Am 1. Juni trat endlich ein langersehntes Entlastungspaket der Bundesregierung in Kraft: das 9-Euro-Ticket, welches der Bevölkerung ermöglicht, für insgesamt 27 Euro die nächsten drei Monate den öffentlichen Nahverkehr nutzen zu können.
Im Hinblick auf das lange Pfingstwochenende haben sich viele Bürgerinnen und Bürger daher auf ein paar ruhige Urlaubstage gefreut, warum nicht also gleich das Ticket benutzen und für einen Moment dem ganzen Alltagsstress entfliehen? Klingt doch nach einem guten Plan, oder?
Dem Touristenansturm nicht gewachsen
An Ruhe und Entspannung dachte sicherlich auch der ÖPNV, doch Fehlanzeige. Die Bahnhöfe platzen aus allen Nähten, überall Menschen, die am Gleis auf ihren Koffern sitzen und sehnsuchtsvoll auf ihren Zug warten. Doch da diese teilweise so überfüllt sind, heißt es hier oftmals, dass die Kapazitäten erreicht sind und man bitte auf den nächsten Zug warten müsse. Eine absolute Katastrophe für viele Urlauber, denn der nächste Zug ist auch meist schon komplett überfüllt und verspätet sich dazu oftmals noch. Wer hier aussteigen, umsteigen oder einfach nur einsteigen möchte, hat keine Chance. Tausende Menschen blockieren Bahnsteige und Aufgänge. Ein Durchkommen ist nicht möglich.
Immer wieder hört man zwischen den genervten Reisenden Kritik am System des deutschen Bahnnetzes und es stellt sich überall die Frage: warum hat man nicht vorher Maßnahmen ergriffen, um mit der Flut an Menschen umzugehen? Wieso fahren nicht mehr Züge? Hat die Regierung etwas theoretisch beschlossen, was praktisch nicht umsetzbar ist?
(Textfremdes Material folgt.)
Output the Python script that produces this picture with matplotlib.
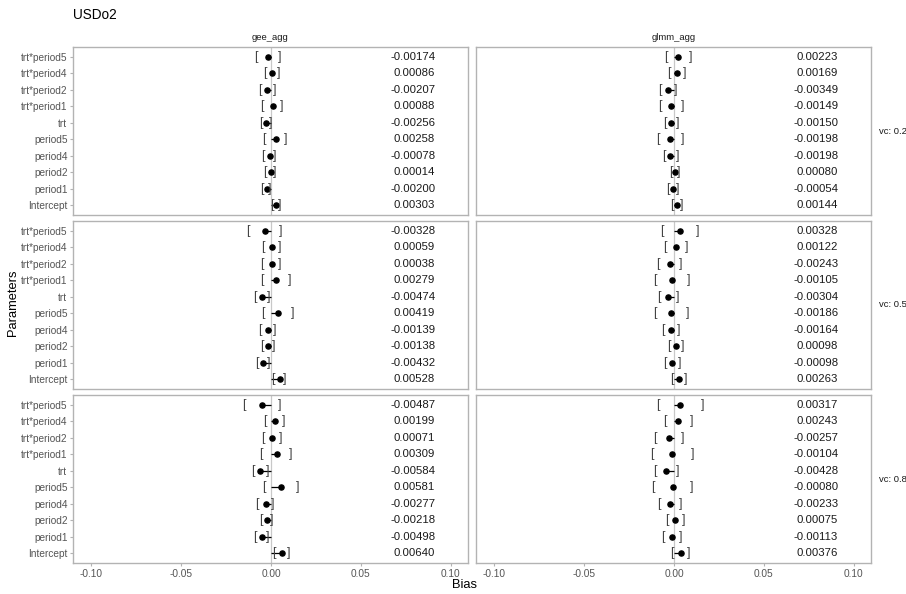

Unzufriedenheit mit dieser Lösung zeigt sich auch bei den Ländern. Diese beschweren sich bei der Regierung, auf den Kosten sitzen zu bleiben, da durch das günstige Ticket die Umsätze für den normalen Ticketverkauf einbrechen. Dazu kommen die hohen Preise für den Treibstoff, den Züge, Busse und Bahnen benötigen. Woher das Geld also nehmen?
Hohe Kosten für Treibstoff, Personalmangel, Unzufriedenheit und ein in den ländlichen Regionen schlecht ausgebautes Bahnnetz sind damit die perfekten Zutaten für ein Nahverkehr-Chaos.
Chaos auf Sylt
Wer es dann doch in den Zug geschafft hat und voller Vorfreude die Ankunft erwartet, wird mit weiteren Menschenmengen und Problemen konfrontiert. Besonders schlimm betroffen ist die Urlaubsinsel Sylt. Schon vor dem Inkrafttreten des 9-Euro-Tickets wurde eine Flutwelle an Menschen befürchtet, die das deutsche Traumurlaubsziel ins Chaos stürzen könnte. Doch mit einem solchen Ausmaß hat niemand gerechnet.
Sogenannte "Billigtouristen" stürmen die Insel und bringen die dort vorherrschende Ordnung durcheinander. Da, wo Alkohol eigentlich verboten ist und die Urlauberinnen und Urlauber einen ruhigen Platz zum Entspannen finden sollten, werden Mannschaften für das Trinkspiel "Flunky Ball" gebildet und nicht nur das: an den Sandstränden befindet sich plötzlich ein Lager aus Schlafsäcken und Bierkästen.
Ein Großteil der Urlauber scheint über die spontane Reiselust ihrer Mitmenschen nicht sonderlich erfreut zu sein, doch gegen alle Befürchtungen verlaufen die Nächte ruhig. Die örtliche Polizei spricht davon, dass es bis auf wenige Ruhestörungen keine Beschwerden oder Probleme gegeben hat.
Schuld sind nicht die Urlauber
Aber mal ganz ehrlich: Die Ursache für das Chaos ist ganz bestimmt nicht die plötzliche Reiselust der Bevölkerung, sondern Deutschlands Fehler, unvorbereitet auf den Touristenansturm zu sein. Also seid bitte nicht auf eure Mitmenschen sauer, die genauso Urlaub und Entspannung verdient haben wie ihr, sondern hinterfragt mal die Methoden der Deutschen Bahn. Da ist nämlich einiges ausbaufähig und ich meine hier nicht nur das ländliche Verkehrsnetz.